DIRECTIONS —
For the entries below, copy exactly the line that contains "Emit a Python" through the line that contains "from bokeh.resources import INLINE", both ends included, and exclude all pictures.

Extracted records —
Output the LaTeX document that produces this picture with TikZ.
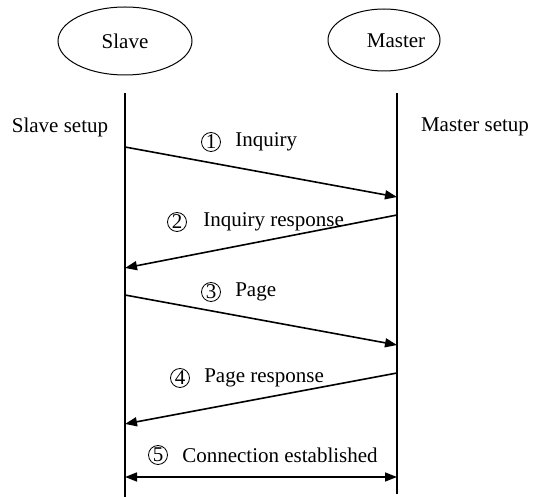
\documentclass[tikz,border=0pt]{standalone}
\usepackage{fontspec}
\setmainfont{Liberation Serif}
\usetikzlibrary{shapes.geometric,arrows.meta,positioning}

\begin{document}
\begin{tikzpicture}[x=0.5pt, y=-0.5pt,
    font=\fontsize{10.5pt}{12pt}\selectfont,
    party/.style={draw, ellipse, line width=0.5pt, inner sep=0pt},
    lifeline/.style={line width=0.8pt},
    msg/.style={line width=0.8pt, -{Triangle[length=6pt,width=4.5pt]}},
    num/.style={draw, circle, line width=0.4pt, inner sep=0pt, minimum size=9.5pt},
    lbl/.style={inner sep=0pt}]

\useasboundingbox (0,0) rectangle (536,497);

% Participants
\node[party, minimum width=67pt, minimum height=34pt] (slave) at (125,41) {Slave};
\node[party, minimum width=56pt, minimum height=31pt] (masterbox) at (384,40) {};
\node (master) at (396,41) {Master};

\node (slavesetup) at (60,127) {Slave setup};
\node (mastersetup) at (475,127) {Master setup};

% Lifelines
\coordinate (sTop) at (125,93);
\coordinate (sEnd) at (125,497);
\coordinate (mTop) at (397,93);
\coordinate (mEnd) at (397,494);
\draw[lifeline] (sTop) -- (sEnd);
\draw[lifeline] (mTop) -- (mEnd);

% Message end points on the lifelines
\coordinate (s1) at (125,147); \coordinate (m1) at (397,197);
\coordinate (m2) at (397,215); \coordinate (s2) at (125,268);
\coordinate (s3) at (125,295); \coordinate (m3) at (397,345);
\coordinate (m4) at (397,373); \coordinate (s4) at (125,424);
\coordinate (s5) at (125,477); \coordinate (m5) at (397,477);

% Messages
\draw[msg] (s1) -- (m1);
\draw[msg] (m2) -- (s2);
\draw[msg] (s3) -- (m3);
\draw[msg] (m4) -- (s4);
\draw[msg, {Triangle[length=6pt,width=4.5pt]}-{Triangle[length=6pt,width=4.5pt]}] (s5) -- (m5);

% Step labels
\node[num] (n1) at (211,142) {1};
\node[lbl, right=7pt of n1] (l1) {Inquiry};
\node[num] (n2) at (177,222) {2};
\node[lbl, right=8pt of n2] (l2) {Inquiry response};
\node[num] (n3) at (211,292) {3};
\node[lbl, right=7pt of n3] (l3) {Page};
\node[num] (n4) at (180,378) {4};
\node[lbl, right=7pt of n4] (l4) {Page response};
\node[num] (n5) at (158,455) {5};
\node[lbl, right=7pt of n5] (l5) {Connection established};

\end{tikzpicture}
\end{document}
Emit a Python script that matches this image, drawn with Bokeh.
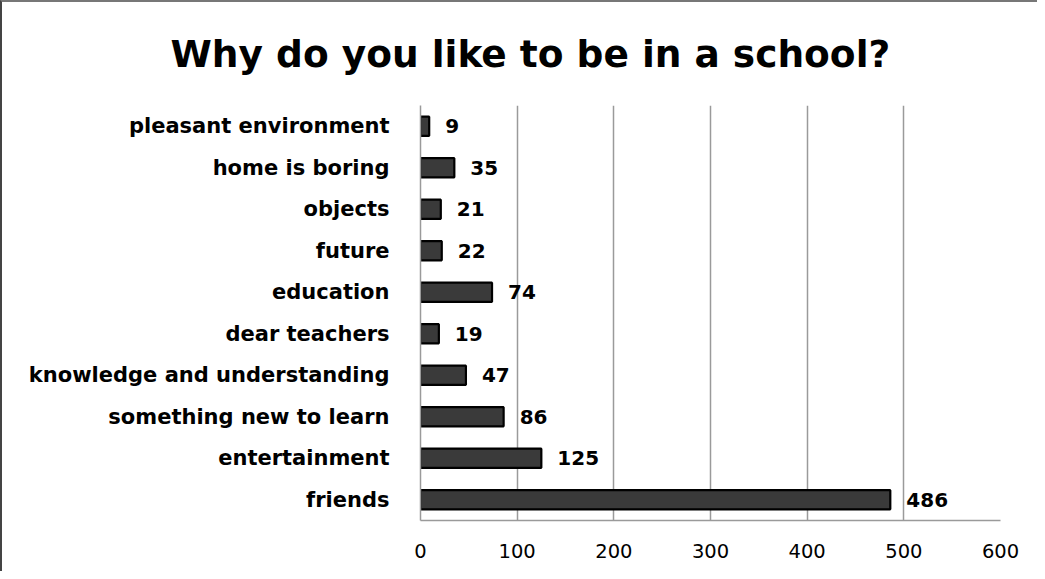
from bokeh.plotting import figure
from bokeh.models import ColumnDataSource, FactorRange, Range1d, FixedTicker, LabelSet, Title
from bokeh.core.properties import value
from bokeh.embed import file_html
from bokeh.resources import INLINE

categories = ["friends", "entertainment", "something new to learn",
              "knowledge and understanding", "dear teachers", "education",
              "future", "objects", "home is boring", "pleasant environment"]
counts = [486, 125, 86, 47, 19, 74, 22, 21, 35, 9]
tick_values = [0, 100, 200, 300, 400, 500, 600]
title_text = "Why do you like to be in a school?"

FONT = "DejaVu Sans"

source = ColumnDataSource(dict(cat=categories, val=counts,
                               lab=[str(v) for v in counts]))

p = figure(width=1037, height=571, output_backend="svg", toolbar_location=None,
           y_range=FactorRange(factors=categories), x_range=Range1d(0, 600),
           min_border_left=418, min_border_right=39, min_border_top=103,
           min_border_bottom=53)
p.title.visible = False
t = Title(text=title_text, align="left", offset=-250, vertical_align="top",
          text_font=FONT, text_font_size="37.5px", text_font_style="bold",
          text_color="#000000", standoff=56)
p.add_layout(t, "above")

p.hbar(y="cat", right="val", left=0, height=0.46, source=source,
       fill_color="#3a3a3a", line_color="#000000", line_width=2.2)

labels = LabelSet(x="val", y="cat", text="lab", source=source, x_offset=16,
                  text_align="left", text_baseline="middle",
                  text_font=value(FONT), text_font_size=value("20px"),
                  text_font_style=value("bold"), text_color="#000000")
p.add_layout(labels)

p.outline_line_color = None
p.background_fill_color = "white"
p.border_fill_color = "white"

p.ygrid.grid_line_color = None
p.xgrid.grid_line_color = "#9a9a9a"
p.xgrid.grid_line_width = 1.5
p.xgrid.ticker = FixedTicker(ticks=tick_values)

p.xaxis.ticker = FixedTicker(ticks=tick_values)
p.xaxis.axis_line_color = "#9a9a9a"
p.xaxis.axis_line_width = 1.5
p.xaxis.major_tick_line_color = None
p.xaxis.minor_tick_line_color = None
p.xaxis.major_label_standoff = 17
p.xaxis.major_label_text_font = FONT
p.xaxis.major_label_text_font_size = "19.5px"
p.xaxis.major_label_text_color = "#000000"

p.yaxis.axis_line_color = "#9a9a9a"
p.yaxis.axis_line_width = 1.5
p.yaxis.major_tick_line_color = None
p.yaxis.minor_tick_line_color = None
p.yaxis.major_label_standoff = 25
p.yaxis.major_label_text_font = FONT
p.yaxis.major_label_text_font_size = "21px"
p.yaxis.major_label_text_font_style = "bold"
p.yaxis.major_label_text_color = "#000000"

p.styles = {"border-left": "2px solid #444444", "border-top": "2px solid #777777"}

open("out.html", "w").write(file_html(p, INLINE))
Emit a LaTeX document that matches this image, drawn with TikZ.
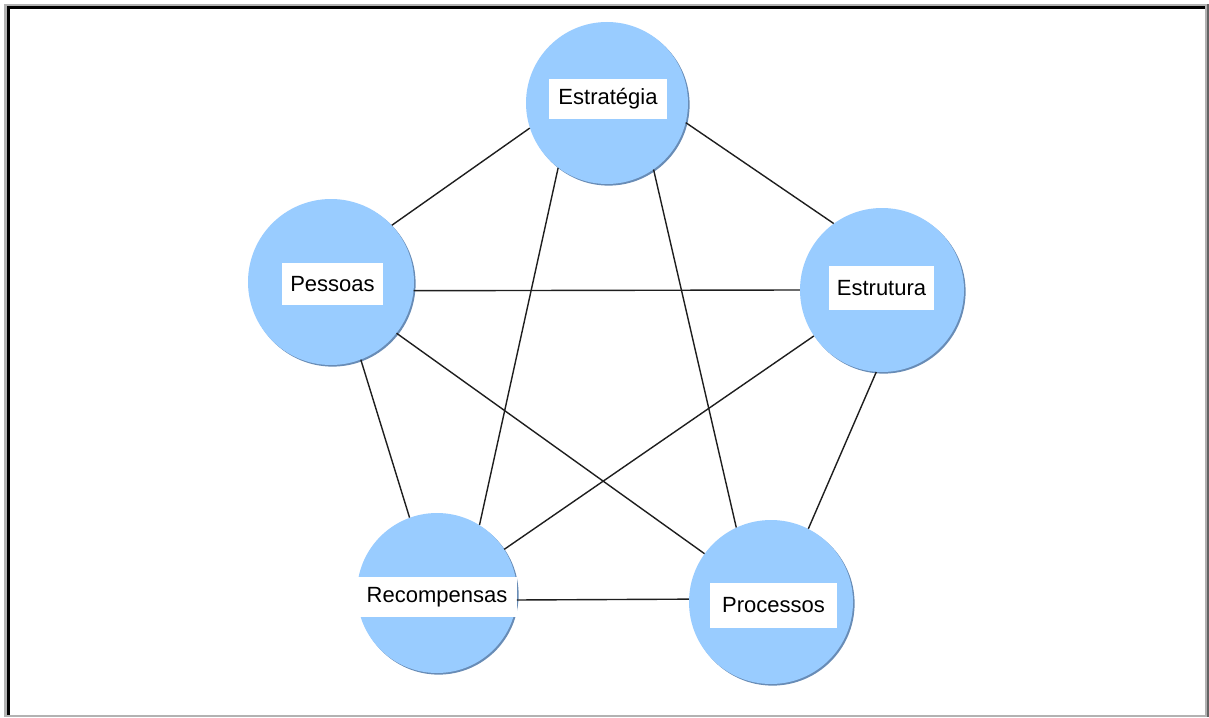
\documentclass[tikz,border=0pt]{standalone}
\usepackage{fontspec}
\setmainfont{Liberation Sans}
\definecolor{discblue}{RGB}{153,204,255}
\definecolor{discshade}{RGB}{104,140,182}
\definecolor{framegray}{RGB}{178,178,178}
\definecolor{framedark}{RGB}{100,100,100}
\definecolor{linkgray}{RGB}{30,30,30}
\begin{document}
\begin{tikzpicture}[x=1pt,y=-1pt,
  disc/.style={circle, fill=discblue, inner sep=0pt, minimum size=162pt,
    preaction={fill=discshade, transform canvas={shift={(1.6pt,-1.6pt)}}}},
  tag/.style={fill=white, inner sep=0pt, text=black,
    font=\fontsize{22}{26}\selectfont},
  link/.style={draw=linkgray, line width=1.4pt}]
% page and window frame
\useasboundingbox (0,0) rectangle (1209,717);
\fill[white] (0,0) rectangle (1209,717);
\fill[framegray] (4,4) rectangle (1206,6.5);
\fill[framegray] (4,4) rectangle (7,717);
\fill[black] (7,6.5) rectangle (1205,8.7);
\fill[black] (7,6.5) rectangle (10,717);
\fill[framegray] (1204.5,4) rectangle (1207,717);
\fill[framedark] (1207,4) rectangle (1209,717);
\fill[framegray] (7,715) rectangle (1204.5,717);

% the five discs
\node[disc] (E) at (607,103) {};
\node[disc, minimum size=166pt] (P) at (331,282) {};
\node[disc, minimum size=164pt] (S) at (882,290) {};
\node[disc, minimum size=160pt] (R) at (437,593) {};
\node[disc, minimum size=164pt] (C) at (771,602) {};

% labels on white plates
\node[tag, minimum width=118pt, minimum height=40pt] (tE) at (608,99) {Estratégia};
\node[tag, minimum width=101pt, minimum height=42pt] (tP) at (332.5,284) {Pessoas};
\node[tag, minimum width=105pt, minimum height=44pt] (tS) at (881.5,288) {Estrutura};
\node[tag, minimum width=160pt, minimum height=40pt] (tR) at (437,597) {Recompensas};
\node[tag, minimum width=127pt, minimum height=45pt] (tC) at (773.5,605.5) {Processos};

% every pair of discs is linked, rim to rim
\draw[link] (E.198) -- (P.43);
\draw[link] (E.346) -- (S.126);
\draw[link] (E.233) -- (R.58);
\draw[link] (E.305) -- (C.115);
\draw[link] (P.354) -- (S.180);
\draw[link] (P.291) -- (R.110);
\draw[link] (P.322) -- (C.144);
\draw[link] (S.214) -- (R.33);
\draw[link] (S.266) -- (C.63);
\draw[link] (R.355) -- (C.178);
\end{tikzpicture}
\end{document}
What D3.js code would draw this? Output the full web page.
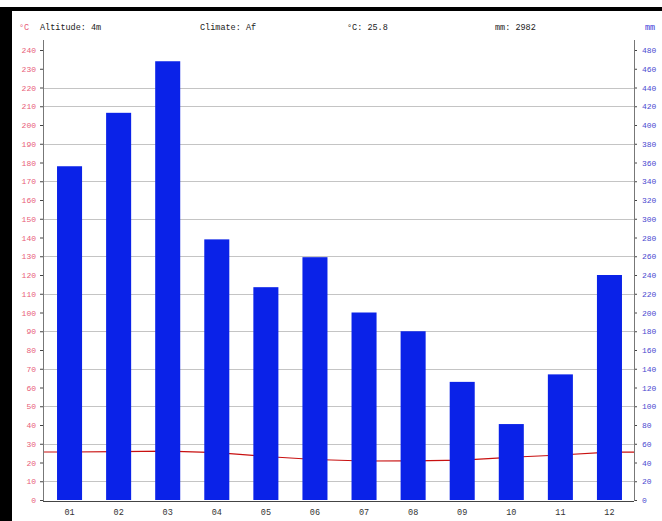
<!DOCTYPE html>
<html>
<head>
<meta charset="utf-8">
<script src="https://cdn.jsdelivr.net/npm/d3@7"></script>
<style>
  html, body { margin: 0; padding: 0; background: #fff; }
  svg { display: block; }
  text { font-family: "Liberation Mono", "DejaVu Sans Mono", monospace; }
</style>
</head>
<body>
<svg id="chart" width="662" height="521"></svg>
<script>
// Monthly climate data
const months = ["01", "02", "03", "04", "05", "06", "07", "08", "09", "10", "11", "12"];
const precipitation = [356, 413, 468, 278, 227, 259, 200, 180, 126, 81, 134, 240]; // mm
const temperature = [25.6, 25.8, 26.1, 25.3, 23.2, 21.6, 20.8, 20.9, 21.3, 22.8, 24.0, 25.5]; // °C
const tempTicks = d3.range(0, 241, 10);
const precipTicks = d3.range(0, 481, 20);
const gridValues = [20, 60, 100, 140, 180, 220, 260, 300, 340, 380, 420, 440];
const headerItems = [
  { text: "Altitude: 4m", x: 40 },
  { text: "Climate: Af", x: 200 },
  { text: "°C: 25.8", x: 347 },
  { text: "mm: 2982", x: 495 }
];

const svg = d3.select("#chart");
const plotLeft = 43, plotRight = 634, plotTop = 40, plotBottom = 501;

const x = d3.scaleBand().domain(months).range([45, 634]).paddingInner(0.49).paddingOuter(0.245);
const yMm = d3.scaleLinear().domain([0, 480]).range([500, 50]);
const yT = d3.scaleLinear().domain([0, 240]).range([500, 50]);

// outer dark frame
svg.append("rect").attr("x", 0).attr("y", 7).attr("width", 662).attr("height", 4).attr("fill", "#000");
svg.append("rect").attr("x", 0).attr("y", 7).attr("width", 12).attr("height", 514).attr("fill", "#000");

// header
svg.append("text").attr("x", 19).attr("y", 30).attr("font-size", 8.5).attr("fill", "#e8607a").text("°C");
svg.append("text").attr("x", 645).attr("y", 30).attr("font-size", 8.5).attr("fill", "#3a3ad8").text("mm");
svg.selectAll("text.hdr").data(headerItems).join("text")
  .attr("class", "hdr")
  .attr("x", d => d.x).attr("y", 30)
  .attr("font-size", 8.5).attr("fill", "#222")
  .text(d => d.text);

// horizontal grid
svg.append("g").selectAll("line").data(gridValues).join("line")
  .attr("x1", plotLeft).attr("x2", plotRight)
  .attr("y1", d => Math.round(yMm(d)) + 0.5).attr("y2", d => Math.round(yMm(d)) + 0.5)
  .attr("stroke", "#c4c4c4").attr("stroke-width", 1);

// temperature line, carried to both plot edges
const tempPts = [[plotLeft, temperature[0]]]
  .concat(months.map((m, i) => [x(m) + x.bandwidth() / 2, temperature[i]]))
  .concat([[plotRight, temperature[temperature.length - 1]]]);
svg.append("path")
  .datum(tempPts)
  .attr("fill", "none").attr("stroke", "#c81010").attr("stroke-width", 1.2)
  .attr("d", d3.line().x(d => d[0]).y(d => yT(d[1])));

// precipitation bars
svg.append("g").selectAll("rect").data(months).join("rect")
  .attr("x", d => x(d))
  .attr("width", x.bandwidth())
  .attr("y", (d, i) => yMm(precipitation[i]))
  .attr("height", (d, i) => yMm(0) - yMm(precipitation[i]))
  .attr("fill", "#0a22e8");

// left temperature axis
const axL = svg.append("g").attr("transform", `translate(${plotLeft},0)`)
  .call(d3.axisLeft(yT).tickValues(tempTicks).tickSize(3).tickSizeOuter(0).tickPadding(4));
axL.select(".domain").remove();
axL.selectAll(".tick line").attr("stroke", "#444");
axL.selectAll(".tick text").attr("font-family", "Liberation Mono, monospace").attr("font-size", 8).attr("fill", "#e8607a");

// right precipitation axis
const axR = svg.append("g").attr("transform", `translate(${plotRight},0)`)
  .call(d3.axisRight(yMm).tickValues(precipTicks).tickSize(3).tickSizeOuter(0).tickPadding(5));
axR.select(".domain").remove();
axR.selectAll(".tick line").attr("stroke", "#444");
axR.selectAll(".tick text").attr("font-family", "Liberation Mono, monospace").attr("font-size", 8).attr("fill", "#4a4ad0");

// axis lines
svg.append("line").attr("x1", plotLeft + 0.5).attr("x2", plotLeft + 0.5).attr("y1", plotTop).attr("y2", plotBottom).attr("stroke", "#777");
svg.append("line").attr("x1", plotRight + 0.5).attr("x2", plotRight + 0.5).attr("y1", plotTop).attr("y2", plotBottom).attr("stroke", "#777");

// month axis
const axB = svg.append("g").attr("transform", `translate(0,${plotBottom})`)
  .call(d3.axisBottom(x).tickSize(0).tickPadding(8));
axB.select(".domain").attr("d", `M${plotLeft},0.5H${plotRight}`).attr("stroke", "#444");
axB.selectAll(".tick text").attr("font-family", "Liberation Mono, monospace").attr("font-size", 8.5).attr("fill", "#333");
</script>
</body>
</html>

CORRECT RESULT —
Emit a Python script that matches this image, drawn with Bokeh.
from bokeh.plotting import figure
from bokeh.models import ColumnDataSource, FactorRange, Range1d, FixedTicker, LabelSet, Title
from bokeh.core.properties import value
from bokeh.embed import file_html
from bokeh.resources import INLINE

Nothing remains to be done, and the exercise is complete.